>> start Entries supplied

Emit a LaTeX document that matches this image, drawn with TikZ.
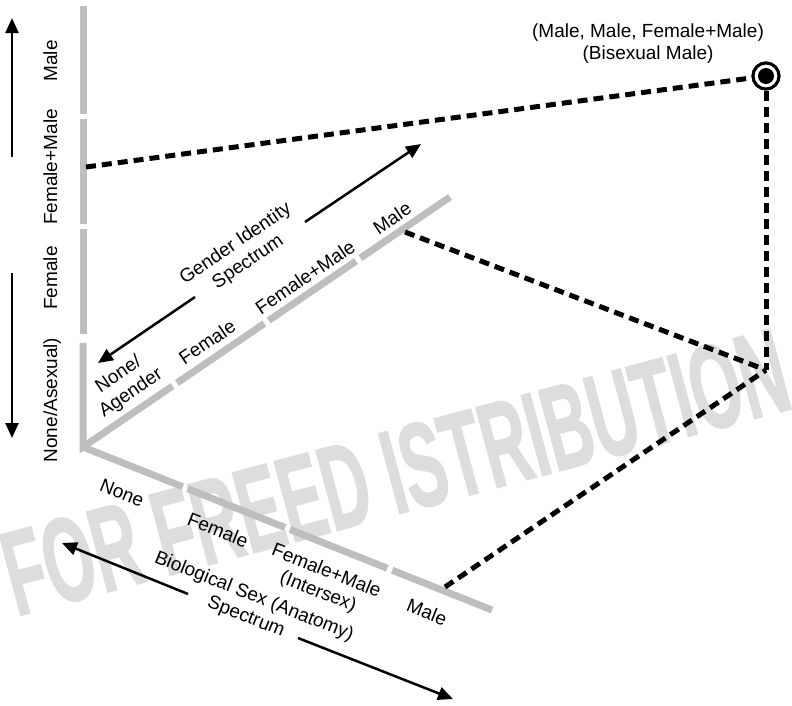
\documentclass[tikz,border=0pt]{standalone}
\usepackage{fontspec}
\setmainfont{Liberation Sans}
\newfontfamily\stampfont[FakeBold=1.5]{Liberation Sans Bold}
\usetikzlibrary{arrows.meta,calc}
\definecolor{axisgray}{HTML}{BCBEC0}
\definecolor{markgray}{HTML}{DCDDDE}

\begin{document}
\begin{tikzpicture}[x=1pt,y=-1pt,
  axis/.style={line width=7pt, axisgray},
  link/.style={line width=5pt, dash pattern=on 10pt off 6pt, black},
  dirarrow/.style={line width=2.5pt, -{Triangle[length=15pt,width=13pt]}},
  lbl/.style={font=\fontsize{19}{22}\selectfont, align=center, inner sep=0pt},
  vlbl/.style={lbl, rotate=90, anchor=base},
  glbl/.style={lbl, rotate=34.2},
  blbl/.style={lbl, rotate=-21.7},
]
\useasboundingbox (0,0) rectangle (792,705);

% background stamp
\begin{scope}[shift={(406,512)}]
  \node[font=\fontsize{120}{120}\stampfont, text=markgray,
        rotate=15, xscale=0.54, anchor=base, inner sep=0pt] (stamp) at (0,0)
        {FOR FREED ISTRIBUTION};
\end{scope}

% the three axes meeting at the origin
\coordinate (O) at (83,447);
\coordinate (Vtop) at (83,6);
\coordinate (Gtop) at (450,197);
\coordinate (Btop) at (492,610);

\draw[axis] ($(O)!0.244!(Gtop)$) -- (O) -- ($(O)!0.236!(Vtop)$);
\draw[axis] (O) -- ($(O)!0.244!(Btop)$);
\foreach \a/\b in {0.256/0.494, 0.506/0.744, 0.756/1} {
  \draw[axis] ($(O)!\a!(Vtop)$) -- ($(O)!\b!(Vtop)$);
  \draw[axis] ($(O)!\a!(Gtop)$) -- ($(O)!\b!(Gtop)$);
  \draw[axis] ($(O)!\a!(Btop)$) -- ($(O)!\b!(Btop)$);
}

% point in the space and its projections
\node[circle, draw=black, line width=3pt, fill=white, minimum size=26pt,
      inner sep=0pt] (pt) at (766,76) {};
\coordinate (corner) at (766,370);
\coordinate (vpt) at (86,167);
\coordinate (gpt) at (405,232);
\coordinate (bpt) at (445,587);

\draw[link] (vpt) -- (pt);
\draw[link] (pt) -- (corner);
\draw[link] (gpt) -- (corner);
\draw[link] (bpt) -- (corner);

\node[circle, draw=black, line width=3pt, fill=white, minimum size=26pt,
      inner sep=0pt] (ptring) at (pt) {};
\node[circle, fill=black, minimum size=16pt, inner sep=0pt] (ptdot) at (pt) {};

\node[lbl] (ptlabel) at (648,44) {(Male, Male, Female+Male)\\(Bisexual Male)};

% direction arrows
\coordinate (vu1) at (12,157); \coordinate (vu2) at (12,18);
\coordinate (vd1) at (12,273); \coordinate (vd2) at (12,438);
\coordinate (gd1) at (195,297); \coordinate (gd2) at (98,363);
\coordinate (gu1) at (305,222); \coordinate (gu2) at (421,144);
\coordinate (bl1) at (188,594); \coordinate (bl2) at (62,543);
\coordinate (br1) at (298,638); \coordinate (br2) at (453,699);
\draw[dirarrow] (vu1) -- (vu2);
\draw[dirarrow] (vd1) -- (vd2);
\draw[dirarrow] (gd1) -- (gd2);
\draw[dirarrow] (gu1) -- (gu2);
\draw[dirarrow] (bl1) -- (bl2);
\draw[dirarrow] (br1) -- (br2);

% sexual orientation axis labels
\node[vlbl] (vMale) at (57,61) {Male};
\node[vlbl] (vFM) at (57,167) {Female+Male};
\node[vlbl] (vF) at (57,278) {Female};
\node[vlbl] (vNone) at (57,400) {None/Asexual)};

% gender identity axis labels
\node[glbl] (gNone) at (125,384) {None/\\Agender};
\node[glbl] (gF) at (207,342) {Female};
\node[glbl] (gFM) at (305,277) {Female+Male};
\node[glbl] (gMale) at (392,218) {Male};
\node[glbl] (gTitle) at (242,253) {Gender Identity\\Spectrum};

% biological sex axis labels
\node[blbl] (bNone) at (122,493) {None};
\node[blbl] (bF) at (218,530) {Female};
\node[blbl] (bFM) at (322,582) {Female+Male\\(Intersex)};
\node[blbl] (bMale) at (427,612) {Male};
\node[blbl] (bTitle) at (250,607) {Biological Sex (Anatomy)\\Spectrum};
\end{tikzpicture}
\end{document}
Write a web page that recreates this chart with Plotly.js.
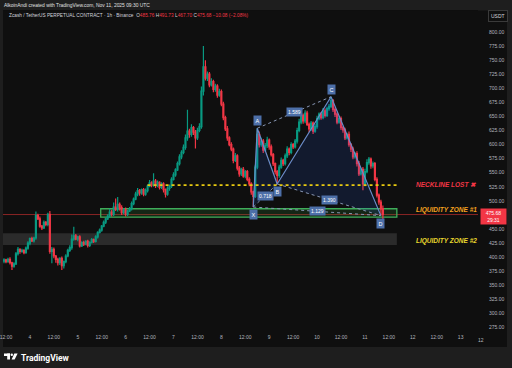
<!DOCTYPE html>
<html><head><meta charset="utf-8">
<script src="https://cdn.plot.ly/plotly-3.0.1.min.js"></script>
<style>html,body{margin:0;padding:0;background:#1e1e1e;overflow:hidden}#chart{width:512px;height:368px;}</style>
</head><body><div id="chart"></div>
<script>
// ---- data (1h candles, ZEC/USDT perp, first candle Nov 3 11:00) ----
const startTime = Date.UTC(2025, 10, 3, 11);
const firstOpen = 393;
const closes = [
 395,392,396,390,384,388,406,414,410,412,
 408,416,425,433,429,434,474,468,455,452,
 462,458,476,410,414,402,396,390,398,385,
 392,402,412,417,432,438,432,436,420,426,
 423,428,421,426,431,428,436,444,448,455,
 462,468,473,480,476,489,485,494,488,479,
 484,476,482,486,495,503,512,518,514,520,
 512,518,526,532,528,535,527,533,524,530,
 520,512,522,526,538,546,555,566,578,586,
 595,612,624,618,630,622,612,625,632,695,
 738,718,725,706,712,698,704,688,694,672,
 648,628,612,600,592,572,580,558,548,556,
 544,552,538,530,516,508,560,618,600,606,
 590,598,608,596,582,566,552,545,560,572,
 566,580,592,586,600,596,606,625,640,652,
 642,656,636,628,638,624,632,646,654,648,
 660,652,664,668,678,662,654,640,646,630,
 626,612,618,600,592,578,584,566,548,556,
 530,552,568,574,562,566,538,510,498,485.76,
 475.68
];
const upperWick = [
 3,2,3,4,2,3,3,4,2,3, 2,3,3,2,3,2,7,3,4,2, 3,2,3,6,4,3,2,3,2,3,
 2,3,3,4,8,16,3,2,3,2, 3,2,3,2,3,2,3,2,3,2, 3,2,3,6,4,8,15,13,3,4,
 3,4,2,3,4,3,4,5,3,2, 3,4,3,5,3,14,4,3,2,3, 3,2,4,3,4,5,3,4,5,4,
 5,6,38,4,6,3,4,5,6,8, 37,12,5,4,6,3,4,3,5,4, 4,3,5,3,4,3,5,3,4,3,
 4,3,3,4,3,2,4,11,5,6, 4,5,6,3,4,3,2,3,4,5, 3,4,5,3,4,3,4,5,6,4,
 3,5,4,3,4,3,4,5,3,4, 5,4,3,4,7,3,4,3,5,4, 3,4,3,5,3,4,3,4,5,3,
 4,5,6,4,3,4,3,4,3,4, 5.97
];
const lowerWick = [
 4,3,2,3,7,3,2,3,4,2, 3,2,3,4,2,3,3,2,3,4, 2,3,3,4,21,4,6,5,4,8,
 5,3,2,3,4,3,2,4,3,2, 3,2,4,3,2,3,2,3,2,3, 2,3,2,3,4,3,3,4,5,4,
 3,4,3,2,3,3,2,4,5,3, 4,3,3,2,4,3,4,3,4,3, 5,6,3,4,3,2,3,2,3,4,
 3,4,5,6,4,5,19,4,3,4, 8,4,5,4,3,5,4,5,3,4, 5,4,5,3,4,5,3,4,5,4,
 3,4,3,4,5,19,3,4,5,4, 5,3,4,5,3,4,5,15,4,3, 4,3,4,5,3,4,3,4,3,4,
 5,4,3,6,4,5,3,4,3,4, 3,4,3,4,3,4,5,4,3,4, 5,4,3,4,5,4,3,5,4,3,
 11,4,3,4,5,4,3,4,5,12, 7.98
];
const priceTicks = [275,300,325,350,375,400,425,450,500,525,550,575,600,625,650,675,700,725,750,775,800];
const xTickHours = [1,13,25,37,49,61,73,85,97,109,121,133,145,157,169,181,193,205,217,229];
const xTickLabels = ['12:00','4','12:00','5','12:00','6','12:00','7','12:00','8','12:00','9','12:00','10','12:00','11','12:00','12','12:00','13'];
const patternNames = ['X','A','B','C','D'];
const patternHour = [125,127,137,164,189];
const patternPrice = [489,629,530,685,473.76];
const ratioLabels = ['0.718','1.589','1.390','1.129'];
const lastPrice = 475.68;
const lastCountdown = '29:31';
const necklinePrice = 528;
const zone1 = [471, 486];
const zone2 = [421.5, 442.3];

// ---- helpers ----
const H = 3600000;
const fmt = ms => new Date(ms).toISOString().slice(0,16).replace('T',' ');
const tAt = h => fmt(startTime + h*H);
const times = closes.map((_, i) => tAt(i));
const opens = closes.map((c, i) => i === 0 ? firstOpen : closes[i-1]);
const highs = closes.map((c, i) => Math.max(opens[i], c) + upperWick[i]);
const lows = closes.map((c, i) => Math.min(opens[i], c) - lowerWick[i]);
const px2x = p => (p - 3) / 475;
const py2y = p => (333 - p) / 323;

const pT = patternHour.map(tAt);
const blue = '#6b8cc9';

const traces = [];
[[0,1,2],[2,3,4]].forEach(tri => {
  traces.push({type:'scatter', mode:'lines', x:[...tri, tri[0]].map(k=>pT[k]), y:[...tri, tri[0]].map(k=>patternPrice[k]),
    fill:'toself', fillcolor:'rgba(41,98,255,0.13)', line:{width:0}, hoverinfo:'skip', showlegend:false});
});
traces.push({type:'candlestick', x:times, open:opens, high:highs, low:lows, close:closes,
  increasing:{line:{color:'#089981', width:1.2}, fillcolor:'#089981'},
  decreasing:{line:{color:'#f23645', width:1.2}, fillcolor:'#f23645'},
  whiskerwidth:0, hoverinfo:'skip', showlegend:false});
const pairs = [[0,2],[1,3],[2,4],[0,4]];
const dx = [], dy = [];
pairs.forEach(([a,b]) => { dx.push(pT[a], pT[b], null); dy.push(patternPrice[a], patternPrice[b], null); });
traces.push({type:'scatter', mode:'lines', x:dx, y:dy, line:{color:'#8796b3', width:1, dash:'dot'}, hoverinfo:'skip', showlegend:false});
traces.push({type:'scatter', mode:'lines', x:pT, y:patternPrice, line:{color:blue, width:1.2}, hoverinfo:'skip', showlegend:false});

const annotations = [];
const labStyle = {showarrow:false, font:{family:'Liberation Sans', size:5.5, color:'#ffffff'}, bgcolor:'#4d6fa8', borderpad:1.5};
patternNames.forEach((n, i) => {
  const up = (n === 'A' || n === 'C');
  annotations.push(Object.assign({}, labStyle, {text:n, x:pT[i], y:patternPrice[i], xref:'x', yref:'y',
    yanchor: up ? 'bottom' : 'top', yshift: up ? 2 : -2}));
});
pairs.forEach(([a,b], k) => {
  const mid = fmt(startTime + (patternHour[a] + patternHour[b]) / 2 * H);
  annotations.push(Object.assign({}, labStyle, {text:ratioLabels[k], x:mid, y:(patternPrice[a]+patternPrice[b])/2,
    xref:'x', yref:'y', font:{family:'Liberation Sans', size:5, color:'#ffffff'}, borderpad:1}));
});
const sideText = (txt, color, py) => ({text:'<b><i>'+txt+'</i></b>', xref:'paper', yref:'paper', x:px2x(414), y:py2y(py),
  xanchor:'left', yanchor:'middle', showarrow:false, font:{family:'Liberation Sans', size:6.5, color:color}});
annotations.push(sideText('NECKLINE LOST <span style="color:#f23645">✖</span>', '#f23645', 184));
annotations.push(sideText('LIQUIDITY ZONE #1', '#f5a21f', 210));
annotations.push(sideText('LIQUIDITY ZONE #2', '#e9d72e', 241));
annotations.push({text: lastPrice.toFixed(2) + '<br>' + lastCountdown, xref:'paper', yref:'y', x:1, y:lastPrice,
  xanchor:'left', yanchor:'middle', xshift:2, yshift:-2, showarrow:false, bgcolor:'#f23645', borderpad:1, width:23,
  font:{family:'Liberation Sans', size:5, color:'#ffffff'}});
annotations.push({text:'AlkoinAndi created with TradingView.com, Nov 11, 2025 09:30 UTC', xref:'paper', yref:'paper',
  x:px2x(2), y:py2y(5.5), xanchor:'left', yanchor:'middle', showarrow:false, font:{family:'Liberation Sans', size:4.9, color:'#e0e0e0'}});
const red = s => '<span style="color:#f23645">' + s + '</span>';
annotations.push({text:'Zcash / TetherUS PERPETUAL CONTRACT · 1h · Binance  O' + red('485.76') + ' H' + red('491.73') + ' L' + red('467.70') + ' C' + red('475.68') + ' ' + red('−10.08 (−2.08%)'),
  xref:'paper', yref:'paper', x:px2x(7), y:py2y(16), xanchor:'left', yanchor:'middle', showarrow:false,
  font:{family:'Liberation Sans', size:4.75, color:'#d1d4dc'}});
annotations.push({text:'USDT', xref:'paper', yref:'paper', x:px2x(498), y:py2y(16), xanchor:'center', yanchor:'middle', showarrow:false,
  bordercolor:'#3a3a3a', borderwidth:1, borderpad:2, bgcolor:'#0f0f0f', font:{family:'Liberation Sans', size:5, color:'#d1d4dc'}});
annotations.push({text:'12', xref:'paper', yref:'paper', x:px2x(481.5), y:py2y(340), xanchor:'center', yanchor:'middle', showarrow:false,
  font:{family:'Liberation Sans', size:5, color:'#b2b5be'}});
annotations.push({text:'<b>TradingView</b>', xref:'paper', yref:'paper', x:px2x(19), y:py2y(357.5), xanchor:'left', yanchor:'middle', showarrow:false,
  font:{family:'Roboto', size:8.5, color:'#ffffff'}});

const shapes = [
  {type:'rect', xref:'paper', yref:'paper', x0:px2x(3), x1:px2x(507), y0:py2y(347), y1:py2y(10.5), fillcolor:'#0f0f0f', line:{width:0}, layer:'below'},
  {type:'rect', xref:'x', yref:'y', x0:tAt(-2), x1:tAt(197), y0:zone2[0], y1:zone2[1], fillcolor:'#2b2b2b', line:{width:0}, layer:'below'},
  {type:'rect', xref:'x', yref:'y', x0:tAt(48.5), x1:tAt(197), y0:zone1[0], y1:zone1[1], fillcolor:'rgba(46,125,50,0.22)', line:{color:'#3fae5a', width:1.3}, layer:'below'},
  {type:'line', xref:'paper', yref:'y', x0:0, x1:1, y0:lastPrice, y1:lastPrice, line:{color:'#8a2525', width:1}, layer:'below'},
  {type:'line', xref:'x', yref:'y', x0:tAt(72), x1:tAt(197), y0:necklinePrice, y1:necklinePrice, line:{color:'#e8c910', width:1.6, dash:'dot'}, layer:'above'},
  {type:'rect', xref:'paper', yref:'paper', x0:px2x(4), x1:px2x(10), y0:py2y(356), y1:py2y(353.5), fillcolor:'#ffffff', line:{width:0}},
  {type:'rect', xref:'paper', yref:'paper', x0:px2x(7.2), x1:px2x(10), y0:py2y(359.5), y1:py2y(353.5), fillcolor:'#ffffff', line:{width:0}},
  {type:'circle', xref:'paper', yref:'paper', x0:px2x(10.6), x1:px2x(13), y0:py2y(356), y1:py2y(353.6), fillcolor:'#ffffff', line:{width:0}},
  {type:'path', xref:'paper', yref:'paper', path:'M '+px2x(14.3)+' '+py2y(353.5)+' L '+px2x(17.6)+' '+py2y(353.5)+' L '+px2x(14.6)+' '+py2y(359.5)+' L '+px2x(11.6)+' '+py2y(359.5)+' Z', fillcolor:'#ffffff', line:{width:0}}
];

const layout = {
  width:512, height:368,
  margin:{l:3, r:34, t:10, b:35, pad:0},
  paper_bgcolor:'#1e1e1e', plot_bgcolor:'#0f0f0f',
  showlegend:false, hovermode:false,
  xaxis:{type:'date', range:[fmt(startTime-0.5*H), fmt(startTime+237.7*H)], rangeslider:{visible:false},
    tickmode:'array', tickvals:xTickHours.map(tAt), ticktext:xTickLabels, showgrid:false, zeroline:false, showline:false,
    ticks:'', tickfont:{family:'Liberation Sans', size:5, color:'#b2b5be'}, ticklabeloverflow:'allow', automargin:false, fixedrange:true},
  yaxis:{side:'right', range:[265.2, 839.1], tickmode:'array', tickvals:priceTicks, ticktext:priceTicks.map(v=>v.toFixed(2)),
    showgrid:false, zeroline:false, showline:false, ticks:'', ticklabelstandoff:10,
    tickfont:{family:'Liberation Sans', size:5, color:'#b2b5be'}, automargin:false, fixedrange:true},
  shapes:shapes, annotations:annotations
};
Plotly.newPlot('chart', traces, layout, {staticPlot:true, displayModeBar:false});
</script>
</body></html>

>> end Entries supplied

## Goal
Copy the records above from the first line through the line containing "(0,0) rectangle (792,705);", both included, and leave out any pictures.

## Reply to the exercise
Emit a LaTeX document that matches this image, drawn with TikZ.
\documentclass[tikz,border=0pt]{standalone}
\usepackage{fontspec}
\setmainfont{Liberation Sans}
\newfontfamily\stampfont[FakeBold=1.5]{Liberation Sans Bold}
\usetikzlibrary{arrows.meta,calc}
\definecolor{axisgray}{HTML}{BCBEC0}
\definecolor{markgray}{HTML}{DCDDDE}

\begin{document}
\begin{tikzpicture}[x=1pt,y=-1pt,
  axis/.style={line width=7pt, axisgray},
  link/.style={line width=5pt, dash pattern=on 10pt off 6pt, black},
  dirarrow/.style={line width=2.5pt, -{Triangle[length=15pt,width=13pt]}},
  lbl/.style={font=\fontsize{19}{22}\selectfont, align=center, inner sep=0pt},
  vlbl/.style={lbl, rotate=90, anchor=base},
  glbl/.style={lbl, rotate=34.2},
  blbl/.style={lbl, rotate=-21.7},
]
\useasboundingbox (0,0) rectangle (792,705);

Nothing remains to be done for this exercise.